Exercise directions – Going through the material below, please gather all lines with the word "this" in them.

Records to use –
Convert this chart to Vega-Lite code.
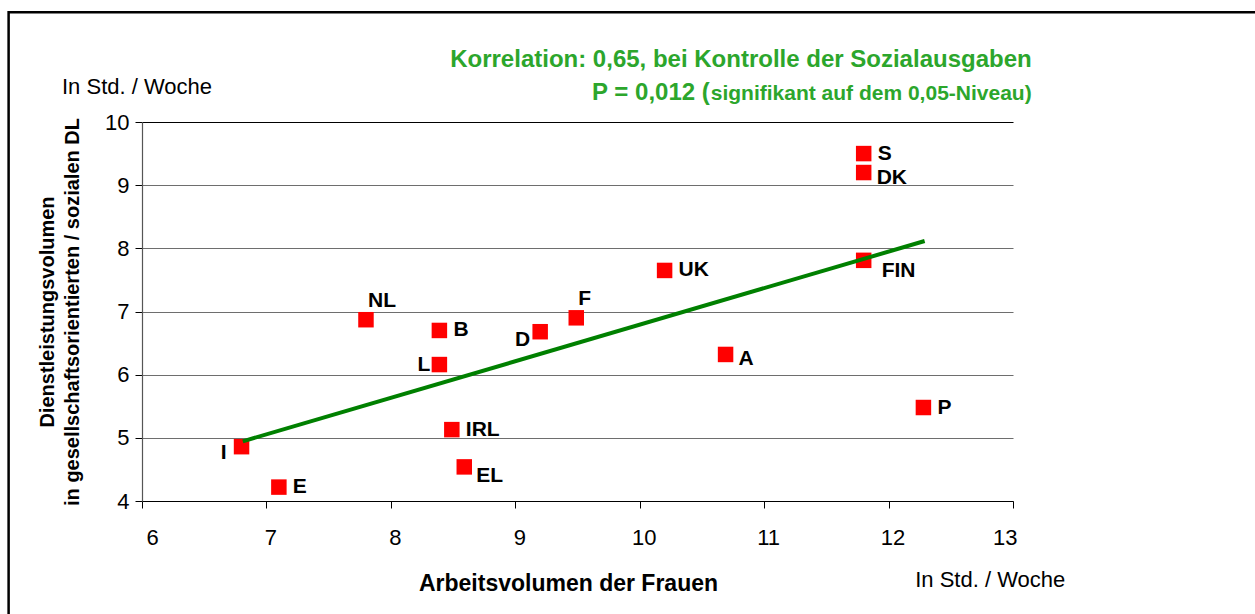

---

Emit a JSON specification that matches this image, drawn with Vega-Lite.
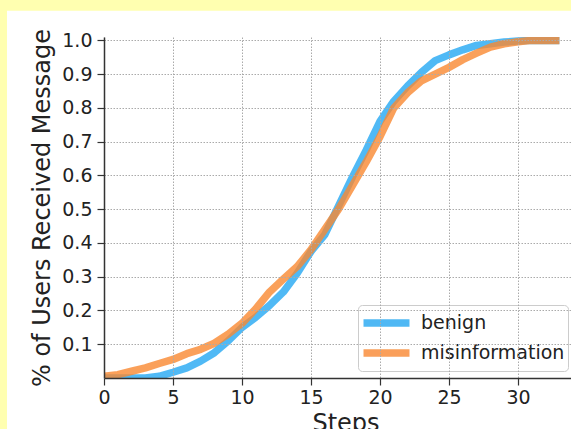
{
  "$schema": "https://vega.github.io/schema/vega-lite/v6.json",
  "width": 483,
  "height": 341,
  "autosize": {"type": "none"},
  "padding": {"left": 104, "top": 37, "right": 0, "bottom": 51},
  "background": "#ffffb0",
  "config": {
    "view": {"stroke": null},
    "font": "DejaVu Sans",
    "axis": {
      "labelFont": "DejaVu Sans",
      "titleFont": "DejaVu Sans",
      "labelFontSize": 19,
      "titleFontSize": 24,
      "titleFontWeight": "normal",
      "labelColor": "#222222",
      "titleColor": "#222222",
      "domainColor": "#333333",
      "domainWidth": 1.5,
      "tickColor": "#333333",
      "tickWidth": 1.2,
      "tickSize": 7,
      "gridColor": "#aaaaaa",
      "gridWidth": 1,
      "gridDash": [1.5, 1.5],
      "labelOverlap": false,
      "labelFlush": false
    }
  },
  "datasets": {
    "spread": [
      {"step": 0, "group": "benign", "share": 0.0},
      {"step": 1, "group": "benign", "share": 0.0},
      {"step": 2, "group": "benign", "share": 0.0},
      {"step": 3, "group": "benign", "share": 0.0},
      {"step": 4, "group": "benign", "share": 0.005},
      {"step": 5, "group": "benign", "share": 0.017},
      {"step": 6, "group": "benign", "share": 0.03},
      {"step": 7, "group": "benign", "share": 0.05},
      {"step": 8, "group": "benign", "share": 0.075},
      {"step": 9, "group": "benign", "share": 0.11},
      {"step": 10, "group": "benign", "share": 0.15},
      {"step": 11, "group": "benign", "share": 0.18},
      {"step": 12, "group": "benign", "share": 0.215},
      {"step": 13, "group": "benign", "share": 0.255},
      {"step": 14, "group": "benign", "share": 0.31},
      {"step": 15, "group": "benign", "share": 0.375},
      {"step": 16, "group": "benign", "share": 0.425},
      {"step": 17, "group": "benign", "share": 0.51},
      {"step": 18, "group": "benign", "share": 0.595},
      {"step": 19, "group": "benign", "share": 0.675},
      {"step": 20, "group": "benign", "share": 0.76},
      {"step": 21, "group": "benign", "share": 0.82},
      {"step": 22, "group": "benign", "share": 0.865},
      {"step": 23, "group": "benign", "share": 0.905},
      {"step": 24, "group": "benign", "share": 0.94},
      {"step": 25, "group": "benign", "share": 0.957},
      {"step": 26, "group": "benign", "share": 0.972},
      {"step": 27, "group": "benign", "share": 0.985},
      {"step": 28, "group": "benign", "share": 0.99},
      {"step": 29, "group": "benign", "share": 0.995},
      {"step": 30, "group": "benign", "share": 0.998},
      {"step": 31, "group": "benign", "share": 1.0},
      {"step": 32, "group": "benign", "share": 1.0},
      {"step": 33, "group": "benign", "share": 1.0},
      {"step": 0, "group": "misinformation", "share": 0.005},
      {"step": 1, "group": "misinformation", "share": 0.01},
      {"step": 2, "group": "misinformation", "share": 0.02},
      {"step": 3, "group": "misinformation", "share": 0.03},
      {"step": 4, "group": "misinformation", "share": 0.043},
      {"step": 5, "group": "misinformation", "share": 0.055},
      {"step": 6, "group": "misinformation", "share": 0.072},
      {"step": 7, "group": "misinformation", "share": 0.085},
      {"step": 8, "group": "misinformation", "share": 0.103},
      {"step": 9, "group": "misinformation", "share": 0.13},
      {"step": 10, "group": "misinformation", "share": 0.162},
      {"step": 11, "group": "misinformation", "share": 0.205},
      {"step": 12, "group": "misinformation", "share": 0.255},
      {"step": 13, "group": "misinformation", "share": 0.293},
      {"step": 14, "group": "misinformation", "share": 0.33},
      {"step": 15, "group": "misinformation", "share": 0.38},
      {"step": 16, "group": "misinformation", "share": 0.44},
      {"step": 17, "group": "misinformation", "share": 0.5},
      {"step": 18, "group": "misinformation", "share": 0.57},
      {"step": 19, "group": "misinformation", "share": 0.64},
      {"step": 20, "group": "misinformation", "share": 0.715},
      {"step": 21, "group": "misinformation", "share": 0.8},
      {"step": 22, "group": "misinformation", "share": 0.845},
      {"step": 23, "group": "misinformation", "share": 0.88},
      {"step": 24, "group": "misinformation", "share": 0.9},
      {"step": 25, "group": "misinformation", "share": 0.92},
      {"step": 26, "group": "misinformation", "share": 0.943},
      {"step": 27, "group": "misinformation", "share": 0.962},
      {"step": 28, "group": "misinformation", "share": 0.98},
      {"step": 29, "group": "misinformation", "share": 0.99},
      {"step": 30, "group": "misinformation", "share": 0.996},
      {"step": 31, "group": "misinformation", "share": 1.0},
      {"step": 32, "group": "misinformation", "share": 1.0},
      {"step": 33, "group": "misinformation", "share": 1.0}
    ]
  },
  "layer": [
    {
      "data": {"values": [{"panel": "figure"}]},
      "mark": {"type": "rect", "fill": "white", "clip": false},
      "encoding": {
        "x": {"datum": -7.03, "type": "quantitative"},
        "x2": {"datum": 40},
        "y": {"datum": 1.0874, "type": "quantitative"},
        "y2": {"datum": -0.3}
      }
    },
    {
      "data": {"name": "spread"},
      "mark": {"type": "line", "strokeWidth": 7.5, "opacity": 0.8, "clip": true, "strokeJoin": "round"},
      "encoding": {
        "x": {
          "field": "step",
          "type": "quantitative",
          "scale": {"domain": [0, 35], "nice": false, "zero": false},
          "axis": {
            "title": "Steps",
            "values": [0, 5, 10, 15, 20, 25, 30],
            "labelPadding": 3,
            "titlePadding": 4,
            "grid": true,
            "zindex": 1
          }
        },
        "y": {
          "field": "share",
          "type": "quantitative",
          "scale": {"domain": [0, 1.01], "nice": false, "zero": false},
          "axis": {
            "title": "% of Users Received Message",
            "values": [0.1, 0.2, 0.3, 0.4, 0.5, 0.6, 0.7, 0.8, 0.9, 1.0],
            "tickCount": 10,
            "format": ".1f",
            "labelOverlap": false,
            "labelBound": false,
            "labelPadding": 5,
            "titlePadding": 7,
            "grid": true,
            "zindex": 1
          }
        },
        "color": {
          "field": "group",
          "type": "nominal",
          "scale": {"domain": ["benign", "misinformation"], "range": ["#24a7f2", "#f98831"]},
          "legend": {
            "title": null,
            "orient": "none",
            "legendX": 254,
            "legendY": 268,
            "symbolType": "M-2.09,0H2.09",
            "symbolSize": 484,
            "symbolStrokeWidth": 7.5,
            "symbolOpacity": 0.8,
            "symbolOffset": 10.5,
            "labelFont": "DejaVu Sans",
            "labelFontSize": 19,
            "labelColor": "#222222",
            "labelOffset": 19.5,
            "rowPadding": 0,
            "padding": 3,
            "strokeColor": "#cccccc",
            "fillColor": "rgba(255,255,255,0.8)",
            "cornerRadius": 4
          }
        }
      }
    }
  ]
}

Answer to the exercise –
Convert this chart to Vega-Lite code.
Emit a JSON specification that matches this image, drawn with Vega-Lite.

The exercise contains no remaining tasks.